30 ans de FOKAL – Un retour sur son histoire
Tout a commencé…
… Par une visite
Celle à laquelle j’ai été conviée en février 1995 pour rencontrer George Soros. Je n’avais jamais entendu parler de lui et ne m’attendais pas à ce qui allait suivre et me donner l’occasion de m’engager dans une nouvelle expérience. Ce jour-là me fut confié le mandat de créer une fondation en Haïti au profit des organisations de la société civile. Au sortir d’une dictature elles peuvent s’auto-instituer comme force citoyenne et constituer un contre-pouvoir dans la lutte contre un retour possible du despotisme. Je n’ai pas tout de suite accepté. Il me fallait réfléchir et consulter.
… Par des interrogations
Avais-je raison de m’engager dans cette aventure ? Qu’allais-je pouvoir vraiment faire ? Les événements qui se sont succédés depuis le départ des Duvalier n’ont pas été à la hauteur des promesses de respect des droits fondamentaux et de dignité tant exprimées par de nombreux secteurs de la population, et la résistance aux changements a conduit à des coups d’État, et à la répression de ceux et celles qui avaient osé exprimer leur désir d’égalité politique en votant pour la première fois, et d’égalité tout court dans leur aspiration à une citoyenneté pleine et entière.
Un homme riche et puissant qui met ses millions à la disposition de personnes qu’il vient tout juste de rencontrer, n’y-a-t-il pas là quelque chose de suspect dont il faut se méfier ? Et plein d’autres questions continuaient de s’entrechoquer dans ma tête, alimentant mes réflexions et mes appréhensions. Il me fallait demander conseil.
… Par des encouragements
D’abord de Lorraine Mangonès. « Il faut y aller et montrer qu’on peut faire sérieux dans notre pays. Je suis avec toi. » Pendant le coup d’État de 1991, nous avions voulu créer une petite association pour encadrer les jeunes des quartiers populaires. L’occasion nous fut donnée de le faire avec un comité de jeunes du quartier de Martissant qui désiraient créer une bibliothèque. Cela nous donna l’idée de lancer le projet d’écrire collectivement une histoire du quartier. Il y avait quelque chose d’éminemment enthousiasmant dans le caractère paradoxal même de ces démarches. Alors que la répression tuait, violait, brûlait tout proche de leurs maisons dans ce quartier laissé-pour-compte, ils voulaient lire, apprendre, discuter. Tout se passait comme si une réponse à mes interrogations m’était donnée là même.
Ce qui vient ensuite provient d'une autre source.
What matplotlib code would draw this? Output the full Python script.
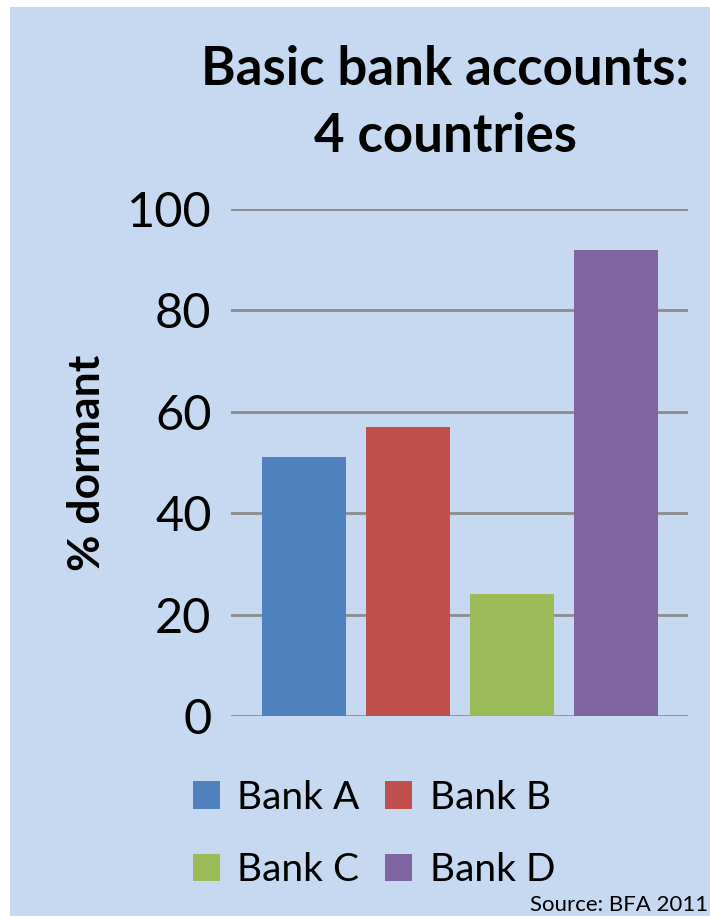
import matplotlib.pyplot as plt
from matplotlib.patches import Rectangle

banks = ['Bank A', 'Bank B', 'Bank C', 'Bank D']
dormant = [51, 57, 24, 92]
colors = ['#4F81BD', '#C0504D', '#9BBB59', '#8064A2']
yticks = [0, 20, 40, 60, 80, 100]

plt.rcParams['font.family'] = ['Lato', 'DejaVu Sans']
bg = '#C6D9F0'

fig = plt.figure(figsize=(7.1, 9.16), dpi=100, facecolor='white')
fig.patches.append(Rectangle((10 / 710, 0), 1, 1 - 7 / 916, transform=fig.transFigure,
                             facecolor=bg, edgecolor='none', zorder=-10))

ax = fig.add_axes([231 / 710, 200 / 916, 457 / 710, 507 / 916])
ax.set_zorder(2)
ax.set_facecolor(bg)
ax.patch.set_alpha(0)

bars = []
for i, (name, val, c) in enumerate(zip(banks, dormant, colors)):
    bars.append(ax.bar(i, val, width=0.808, color=c, label=name, zorder=3))

ax.set_xlim(-0.702, 3.692)
ax.set_ylim(0, 100)
ax.set_yticks(yticks)
ax.set_yticklabels([str(t) for t in yticks], fontsize=35)
ax.set_xticks([])
ax.tick_params(axis='y', length=0, pad=14)
ax.yaxis.grid(True, color='#8C8C8C', linewidth=2, zorder=0)
for s in ax.spines.values():
    s.set_visible(False)

ax.set_ylabel('% dormant', fontsize=32, fontweight='bold', labelpad=14)

fig.text(445 / 710, 1 - 103 / 916, 'Basic bank accounts:\n4 countries', ha='center', va='center',
         fontsize=38, fontweight='bold', linespacing=1.44)

# legend is filled row by row: A B / C D
order = [0, 2, 1, 3]
ax.legend([bars[k] for k in order], [banks[k] for k in order],
          loc='center', bbox_to_anchor=(374 / 710, 1 - 834 / 916), bbox_transform=fig.transFigure,
          ncol=2, frameon=False, fontsize=28, handlelength=0.7, handleheight=0.7,
          handletextpad=0.45, columnspacing=0.65, labelspacing=0.95)

fig.text(708 / 710, 1 - 905 / 916, 'Source: BFA 2011', ha='right', va='center', fontsize=16)

plt.savefig('out.png', dpi=100, facecolor=fig.get_facecolor())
J’ai voulu avoir l’avis d’amis proches, et de ma fille qui étudiait à Paris. Personne ne connaissait l’Open Society Institute (OSI devenu plus tard Open Society Foundations, OSF) de George Soros, mais l’idée de pouvoir « faire quelque chose de sérieux » dans la situation du pays à l’époque, permettait d’espérer. « Pas de diktat me dit le Dr. Daniel Henrys. Si tu es libre de proposer des programmes qui puissent aider les organisations qui en ont besoin, il faut tenter l’expérience. » Les conseils de Monique Calixte, du Frère Franklin Armand, et de Jean Dominique allèrent dans le même sens.
… Par l’engagement
En avril 1995, je donnai mon assentiment et Jean Do me proposa sa maison gingerbread de l’avenue Magny à Port-au-Prince, pour établir les bureaux de cette nouvelle institution. Il lui fallait un nom et celui-ci fut suggéré par Michèle Montas : Fondation Connaissance et Liberté-Fondasyon Konesans ak Libète/FOKAL. Les autorisations formelles me furent accordées et le processus légal entamé grâce à l’appui pro Bono d’un avocat et d’un notaire.
En instituant le premier conseil d’administration de FOKAL, nous prîmes le soin de penser géographie, genre, appartenance sociale, religion, éducation, afin d’avoir une diversité d’expériences et de points de vue.
… Par l’action
Lorraine fut formellement engagée et nous avons tout de suite travaillé, en consultation avec le conseil d’administration, à doter FOKAL d’un cadre conceptuel qui en fixait la finalité, les buts, les objectifs et les activités. Aujourd’hui encore il garde toute sa validité. Forte de mes expériences passées et des siennes, les champs étaient ouverts pour « faire quelque chose de sérieux » pour les organisations, et pour le pays. Open Society Foundations et M. Soros lui-même nous ont laissées au cours de toutes les années qui suivront une totale liberté de penser et d’agir.